Bluethumb art marketplace boosting indigenous communities

An online art marketplace is giving remote Indigenous communities new hope for a sustainable economy by providing them a way to sell their art online and have it shipped to collectors, even during the wet season when many communities are inaccessible for up to five months.

The Bluethumb marketplace, founded by brothers Edward and George Hartley and Philip Slusarski in 2012, has closed a $1 million capital raise from QUT Creative Enterprise Australia and Grand Prix Capital, with follow on investment from Lux Group founders Adam Schwab and Jeremy Same.

Edward Hartley, formerly a senior accountant and investment analyst with the Abu Dhabi Investment Authority, told The Australian Financial Review Bluethumb was vital for the livelihoods of artists and art centres in remote communities.

“Indigenous art had a real boom in the 1980s and ’90s, but the wheels came off and it hit some hurdles. Now they have well-established community art centres to protect the artists and the culture … but they don’t have distribution channels,” he said.

“We can expose their art to more collectors and also provide the distribution infrastructure. An aeroplane flys in once a week to these communities to collect the art work.
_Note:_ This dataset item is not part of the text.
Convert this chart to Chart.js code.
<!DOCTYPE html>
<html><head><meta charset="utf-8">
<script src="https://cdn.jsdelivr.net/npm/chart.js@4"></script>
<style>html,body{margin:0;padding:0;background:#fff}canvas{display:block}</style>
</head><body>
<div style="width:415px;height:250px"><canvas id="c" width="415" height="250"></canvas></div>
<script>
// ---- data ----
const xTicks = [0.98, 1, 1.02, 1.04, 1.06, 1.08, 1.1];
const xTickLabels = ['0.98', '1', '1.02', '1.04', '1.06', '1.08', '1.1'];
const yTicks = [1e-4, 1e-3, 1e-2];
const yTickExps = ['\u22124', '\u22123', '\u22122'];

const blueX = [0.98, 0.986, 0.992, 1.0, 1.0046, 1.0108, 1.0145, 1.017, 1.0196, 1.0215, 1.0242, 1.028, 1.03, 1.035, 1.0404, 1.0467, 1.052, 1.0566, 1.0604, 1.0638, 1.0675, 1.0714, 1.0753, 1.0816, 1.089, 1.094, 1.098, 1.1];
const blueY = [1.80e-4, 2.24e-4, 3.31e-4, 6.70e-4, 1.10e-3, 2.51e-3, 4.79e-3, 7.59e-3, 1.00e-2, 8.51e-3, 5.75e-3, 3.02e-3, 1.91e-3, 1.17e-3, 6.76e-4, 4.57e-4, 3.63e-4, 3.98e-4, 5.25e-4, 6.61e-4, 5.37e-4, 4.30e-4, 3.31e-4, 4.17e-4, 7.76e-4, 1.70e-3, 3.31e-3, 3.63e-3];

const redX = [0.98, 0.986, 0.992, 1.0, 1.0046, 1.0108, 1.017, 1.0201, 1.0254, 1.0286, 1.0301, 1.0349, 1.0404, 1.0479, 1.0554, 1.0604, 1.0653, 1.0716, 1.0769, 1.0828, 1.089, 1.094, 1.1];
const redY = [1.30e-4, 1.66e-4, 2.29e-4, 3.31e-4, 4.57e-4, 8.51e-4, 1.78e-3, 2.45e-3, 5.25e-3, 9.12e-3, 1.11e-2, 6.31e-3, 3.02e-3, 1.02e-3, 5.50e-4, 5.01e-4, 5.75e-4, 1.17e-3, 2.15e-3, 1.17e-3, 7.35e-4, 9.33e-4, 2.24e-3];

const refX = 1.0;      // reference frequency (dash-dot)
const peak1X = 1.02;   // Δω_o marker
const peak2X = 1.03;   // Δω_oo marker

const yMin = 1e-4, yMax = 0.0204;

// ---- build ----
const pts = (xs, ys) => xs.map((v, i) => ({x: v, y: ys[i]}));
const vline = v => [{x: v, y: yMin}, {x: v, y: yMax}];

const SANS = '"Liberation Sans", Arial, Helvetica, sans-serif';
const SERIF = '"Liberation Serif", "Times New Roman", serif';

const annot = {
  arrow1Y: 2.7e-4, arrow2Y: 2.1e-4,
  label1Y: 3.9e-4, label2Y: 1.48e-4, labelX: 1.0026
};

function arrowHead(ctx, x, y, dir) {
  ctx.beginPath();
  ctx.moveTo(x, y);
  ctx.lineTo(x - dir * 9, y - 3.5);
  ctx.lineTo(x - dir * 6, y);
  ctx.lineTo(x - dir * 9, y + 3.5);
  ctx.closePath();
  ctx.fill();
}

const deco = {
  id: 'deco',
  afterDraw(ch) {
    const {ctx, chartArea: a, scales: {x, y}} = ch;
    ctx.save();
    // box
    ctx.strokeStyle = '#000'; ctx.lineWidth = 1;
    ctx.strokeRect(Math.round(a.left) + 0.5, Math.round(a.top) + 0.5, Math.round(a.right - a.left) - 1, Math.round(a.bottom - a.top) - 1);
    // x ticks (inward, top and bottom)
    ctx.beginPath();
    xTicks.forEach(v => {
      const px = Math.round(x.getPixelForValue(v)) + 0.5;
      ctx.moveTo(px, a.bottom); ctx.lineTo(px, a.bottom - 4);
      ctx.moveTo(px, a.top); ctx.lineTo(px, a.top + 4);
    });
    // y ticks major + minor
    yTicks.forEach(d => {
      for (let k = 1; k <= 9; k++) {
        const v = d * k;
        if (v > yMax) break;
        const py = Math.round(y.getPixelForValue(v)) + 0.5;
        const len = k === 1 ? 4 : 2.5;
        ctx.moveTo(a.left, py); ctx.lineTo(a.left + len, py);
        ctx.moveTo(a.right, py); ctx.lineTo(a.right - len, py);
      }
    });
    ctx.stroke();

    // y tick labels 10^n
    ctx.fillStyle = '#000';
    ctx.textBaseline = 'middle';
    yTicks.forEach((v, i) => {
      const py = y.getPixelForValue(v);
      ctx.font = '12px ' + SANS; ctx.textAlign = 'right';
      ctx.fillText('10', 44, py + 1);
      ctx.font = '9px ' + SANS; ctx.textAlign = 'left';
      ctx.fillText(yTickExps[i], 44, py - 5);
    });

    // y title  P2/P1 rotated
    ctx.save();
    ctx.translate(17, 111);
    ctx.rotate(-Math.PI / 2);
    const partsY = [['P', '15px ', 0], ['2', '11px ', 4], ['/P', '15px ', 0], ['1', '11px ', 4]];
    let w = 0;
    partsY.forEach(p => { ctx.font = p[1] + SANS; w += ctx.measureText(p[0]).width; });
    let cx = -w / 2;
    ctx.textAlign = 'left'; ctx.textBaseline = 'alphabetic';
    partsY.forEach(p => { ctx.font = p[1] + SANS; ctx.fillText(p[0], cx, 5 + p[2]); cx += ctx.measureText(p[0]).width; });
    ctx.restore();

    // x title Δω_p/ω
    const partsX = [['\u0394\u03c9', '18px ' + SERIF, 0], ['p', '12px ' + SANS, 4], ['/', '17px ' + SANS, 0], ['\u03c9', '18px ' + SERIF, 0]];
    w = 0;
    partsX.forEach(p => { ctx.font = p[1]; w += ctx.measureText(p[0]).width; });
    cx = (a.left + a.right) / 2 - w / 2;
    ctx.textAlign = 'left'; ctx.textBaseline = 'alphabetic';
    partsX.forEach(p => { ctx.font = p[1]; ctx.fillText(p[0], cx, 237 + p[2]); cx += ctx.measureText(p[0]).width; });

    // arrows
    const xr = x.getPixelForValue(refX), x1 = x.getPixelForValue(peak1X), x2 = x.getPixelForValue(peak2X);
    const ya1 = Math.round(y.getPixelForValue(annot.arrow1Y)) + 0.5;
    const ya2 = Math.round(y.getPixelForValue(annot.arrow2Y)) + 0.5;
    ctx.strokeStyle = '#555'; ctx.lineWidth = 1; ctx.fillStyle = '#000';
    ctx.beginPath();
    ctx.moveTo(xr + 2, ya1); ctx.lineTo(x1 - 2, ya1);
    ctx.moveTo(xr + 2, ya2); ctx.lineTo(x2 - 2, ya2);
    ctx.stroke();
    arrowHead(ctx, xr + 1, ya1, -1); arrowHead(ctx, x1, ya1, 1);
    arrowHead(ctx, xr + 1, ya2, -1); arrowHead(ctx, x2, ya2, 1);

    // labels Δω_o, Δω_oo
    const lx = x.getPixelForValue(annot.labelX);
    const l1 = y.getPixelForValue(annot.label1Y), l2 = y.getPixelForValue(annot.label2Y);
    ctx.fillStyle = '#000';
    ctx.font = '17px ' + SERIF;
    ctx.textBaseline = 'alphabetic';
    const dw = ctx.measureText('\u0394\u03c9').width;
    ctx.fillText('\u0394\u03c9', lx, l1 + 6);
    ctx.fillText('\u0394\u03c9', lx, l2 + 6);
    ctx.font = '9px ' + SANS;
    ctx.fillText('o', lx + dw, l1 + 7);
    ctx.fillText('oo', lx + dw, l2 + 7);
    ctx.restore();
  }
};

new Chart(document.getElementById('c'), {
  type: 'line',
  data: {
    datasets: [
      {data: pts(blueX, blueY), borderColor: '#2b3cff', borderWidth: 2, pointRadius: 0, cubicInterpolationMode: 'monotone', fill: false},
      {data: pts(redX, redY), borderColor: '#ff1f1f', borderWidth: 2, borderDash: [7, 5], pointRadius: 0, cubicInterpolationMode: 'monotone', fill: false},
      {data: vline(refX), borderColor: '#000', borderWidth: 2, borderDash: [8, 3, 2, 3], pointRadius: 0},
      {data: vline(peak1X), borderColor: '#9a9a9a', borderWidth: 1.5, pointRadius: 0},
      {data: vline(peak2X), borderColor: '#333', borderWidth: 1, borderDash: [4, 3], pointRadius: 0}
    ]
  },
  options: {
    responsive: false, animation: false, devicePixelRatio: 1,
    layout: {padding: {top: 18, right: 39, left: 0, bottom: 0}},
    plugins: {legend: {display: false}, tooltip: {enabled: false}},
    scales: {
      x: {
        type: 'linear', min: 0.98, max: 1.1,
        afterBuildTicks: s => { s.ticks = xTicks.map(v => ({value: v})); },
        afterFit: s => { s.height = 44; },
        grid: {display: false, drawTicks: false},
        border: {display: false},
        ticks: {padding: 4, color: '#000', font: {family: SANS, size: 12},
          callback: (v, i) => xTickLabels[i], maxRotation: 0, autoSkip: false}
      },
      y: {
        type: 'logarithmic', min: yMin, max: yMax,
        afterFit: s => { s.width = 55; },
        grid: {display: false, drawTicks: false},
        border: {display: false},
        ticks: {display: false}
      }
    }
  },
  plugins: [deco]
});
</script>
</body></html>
During the wet season in Arnhem land it’s impossible to get there any other way and during the summer the extreme heat is almost unbearable for many tourists, so they’re not getting visitors for months of the year.”

A report from curator and industry analyst Tim Acker, commissioned by the Cooperative Research Centre for Remote Economic Participation, published last year found there were more than 13,000 Indigenous artists working for art centres in remote regions of Australia and 70 per cent of these artists had earned less than $10,000 in their entire career.

The economy of place – a place in the economy report also found that the art centres had become major employers for the communities thanks to government support since 1989, but sales have been declining for a number of years, with the percentage of profitable art centres falling from 80 per cent in 2004-05 to only 40 per cent in 2012-13.

The fresh funding for Bluethumb is going towards expanding the platform’s reach and the marketplace is hiring people with specialised skillsets in Indigenous arts and culture.